Revisiting the Graph Reasoning Ability of Large Language Models: Case Studies in Translation, Connectivity and Shortest Path
Xinnan Dai, Qihao Wen, Yifei Shen, Hongzhi Wen, Dongsheng Li, Jiliang Tang, Caihua Shan
TL;DR
This paper critically re-evaluates the graph reasoning capabilities of large language models by focusing on three fundamental tasks—graph description translation, graph connectivity, and the shortest-path problem—across balanced synthetic datasets and real-world knowledge graphs. It systematically analyzes how graph description methods, connectivity types, and prompt strategies affect performance, revealing persistent failures when graphs are described purely in text and longer or more complex graphs.
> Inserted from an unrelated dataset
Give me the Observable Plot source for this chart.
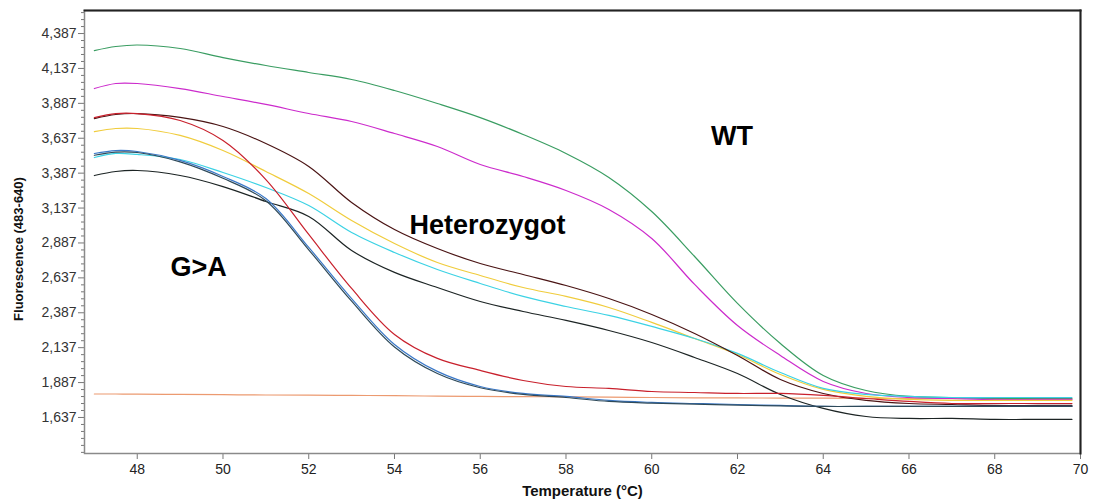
<!DOCTYPE html>
<html><head><meta charset="utf-8">
<script src="https://cdn.jsdelivr.net/npm/d3@7"></script>
<script src="https://cdn.jsdelivr.net/npm/@observablehq/plot@0.6"></script>
<style>body{margin:0;background:#fff;} svg{display:block}</style>
</head><body><div id="chart"></div>
<script>
// Temperature grid (°C)
const temps = [47, 47.5, 48, 49, 50, 51, 52, 53, 54, 55, 56, 57, 58, 59, 60, 61, 62, 63, 64, 65, 66, 67, 68, 69, 69.8];

// Fluorescence (483-640) per sample
const wtGreen   = [4265, 4294, 4305, 4280, 4215, 4158, 4108, 4058, 3979, 3886, 3785, 3664, 3528, 3356, 3112, 2790, 2454, 2167, 1938, 1830, 1788, 1780, 1773, 1773, 1773];
const wtMagenta = [3993, 4029, 4029, 3993, 3936, 3879, 3814, 3757, 3671, 3578, 3449, 3363, 3263, 3127, 2919, 2590, 2296, 2081, 1895, 1809, 1780, 1773, 1766, 1766, 1766];
const hetBrown  = [3778, 3807, 3814, 3786, 3721, 3599, 3435, 3177, 2983, 2847, 2740, 2661, 2582, 2489, 2375, 2239, 2081, 1909, 1809, 1759, 1737, 1730, 1723, 1723, 1723];
const hetYellow = [3685, 3707, 3707, 3657, 3549, 3399, 3241, 3048, 2883, 2747, 2654, 2568, 2504, 2425, 2318, 2203, 2088, 1945, 1838, 1788, 1766, 1759, 1759, 1759, 1759];
const hetCyan   = [3499, 3528, 3521, 3485, 3392, 3284, 3155, 2962, 2819, 2697, 2597, 2504, 2432, 2368, 2289, 2203, 2096, 1959, 1845, 1802, 1788, 1780, 1780, 1780, 1780];
const hetBlack  = [3370, 3399, 3406, 3370, 3291, 3184, 3077, 2833, 2676, 2568, 2468, 2396, 2332, 2260, 2174, 2067, 1952, 1802, 1702, 1644, 1630, 1630, 1623, 1623, 1623];
const gaRed     = [3785, 3814, 3814, 3764, 3621, 3341, 2948, 2561, 2232, 2060, 1974, 1902, 1859, 1845, 1823, 1816, 1809, 1809, 1795, 1773, 1752, 1737, 1737, 1737, 1737];
const gaBlue    = [3528, 3549, 3542, 3478, 3363, 3205, 2855, 2489, 2160, 1967, 1859, 1809, 1788, 1759, 1745, 1737, 1730, 1723, 1716, 1716, 1716, 1716, 1716, 1716, 1716];
const gaSlate   = [3515, 3538, 3535, 3468, 3350, 3190, 2838, 2470, 2142, 1952, 1850, 1802, 1780, 1752, 1740, 1732, 1726, 1720, 1716, 1716, 1716, 1716, 1716, 1716, 1716];
const ntcOrange = [1805, 1805, 1804, 1802, 1800, 1798, 1797, 1795, 1793, 1790, 1788, 1786, 1785, 1783, 1780, 1778, 1777, 1776, 1775, 1774, 1773, 1772, 1771, 1770, 1770];

const seriesNames  = ["ntcOrange", "wtGreen", "wtMagenta", "hetYellow", "hetCyan", "hetBrown", "hetBlack", "gaBlue", "gaSlate", "gaRed"];
const seriesValues = [ntcOrange, wtGreen, wtMagenta, hetYellow, hetCyan, hetBrown, hetBlack, gaBlue, gaSlate, gaRed];
const seriesColors = ["#ec9a70", "#3a9d62", "#cc2bcc", "#f0cc3c", "#3cd2e4", "#4a1414", "#1c2424", "#3a78c8", "#2e4a5a", "#c8202c"];

// Axis ticks
const yTicks = [1637, 1887, 2137, 2387, 2637, 2887, 3137, 3387, 3637, 3887, 4137, 4387];
const yMinorTicks = d3.range(1387, 4550, 50).filter(v => !yTicks.includes(v));
const xTicks = [48, 50, 52, 54, 56, 58, 60, 62, 64, 66, 68, 70];

// Annotations
const labels = ["G>A", "Heterozygot", "WT"];
const labelTemps = [49.43, 56.17, 61.87];
const labelValues = [2715, 3012, 3653];

const rows = seriesNames.flatMap((name, s) => temps.map((t, i) => ({series: name, t, f: seriesValues[s][i]})));
const fmt = d3.format(",");

const chart = Plot.plot({
  width: 1100,
  height: 504,
  marginLeft: 84,
  marginRight: 20,
  marginTop: 10,
  marginBottom: 51,
  style: {fontFamily: "'Liberation Sans', Arial, sans-serif", background: "#fff"},
  x: {domain: [46.77, 70]},
  y: {domain: [1379, 4552]},
  color: {domain: seriesNames, range: seriesColors},
  marks: [
    Plot.axisY({ticks: yMinorTicks, tickSize: 3, text: null, label: null, stroke: "#777"}),
    Plot.axisY({ticks: yTicks, tickSize: 6, tickPadding: 2, tickFormat: fmt, label: null, fontSize: 14, color: "#333", stroke: "#777"}),
    Plot.axisX({ticks: xTicks, tickSize: 6, tickPadding: 5, label: null, fontSize: 14, color: "#222", stroke: "#777"}),
    Plot.line(rows, {x: "t", y: "f", z: "series", stroke: "series", strokeWidth: 1.2, curve: "catmull-rom"}),
    Plot.frame({stroke: "#8a8a8a", strokeWidth: 1.5}),
    Plot.frame({anchor: "top", stroke: "#222", strokeWidth: 2}),
    Plot.frame({anchor: "right", stroke: "#222", strokeWidth: 2}),
    Plot.text(labels, {x: (d, i) => labelTemps[i], y: (d, i) => labelValues[i], text: d => d, fontSize: 27, fontWeight: "bold", fill: "#000"}),
    Plot.text(["Temperature (°C)"], {frameAnchor: "bottom", dy: 42, fontSize: 15, fontWeight: "bold", fill: "#111", letterSpacing: 1}),
    Plot.text(["Fluorescence (483-640)"], {frameAnchor: "left", textAnchor: "middle", dx: -66, dy: 17, rotate: -90, fontSize: 13, fontWeight: "bold", fill: "#111"})
  ]
});
document.getElementById("chart").append(chart);
</script>
</body></html>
The authors demonstrate that Node List descriptions, meaningful node naming, and algorithm-guided prompts (e.g., BFS-CoT, Dijkstra-CoT) can boost reasoning, and that model scale and training data substantially improve outcomes, with GPT-4 typically outperforming GPT-3 and LLama variants. The findings offer concrete guidelines for dataset design, prompt construction, and model tuning to enhance graph reasoning in AI systems, while highlighting intrinsic limitations of text-only graph understanding.
Abstract
Large Language Models (LLMs) have achieved great success in various reasoning tasks. In this work, we focus on the graph reasoning ability of LLMs. Although theoretical studies proved that LLMs are capable of handling graph reasoning tasks, empirical evaluations reveal numerous failures. To deepen our understanding on this discrepancy, we revisit the ability of LLMs on three fundamental graph tasks: graph description translation, graph connectivity, and the shortest-path problem. Our findings suggest that LLMs can fail to understand graph structures through text descriptions and exhibit varying performance for all these three fundamental tasks. Meanwhile, we perform a real-world investigation on knowledge graphs and make consistent observations with our findings. The codes and datasets are available.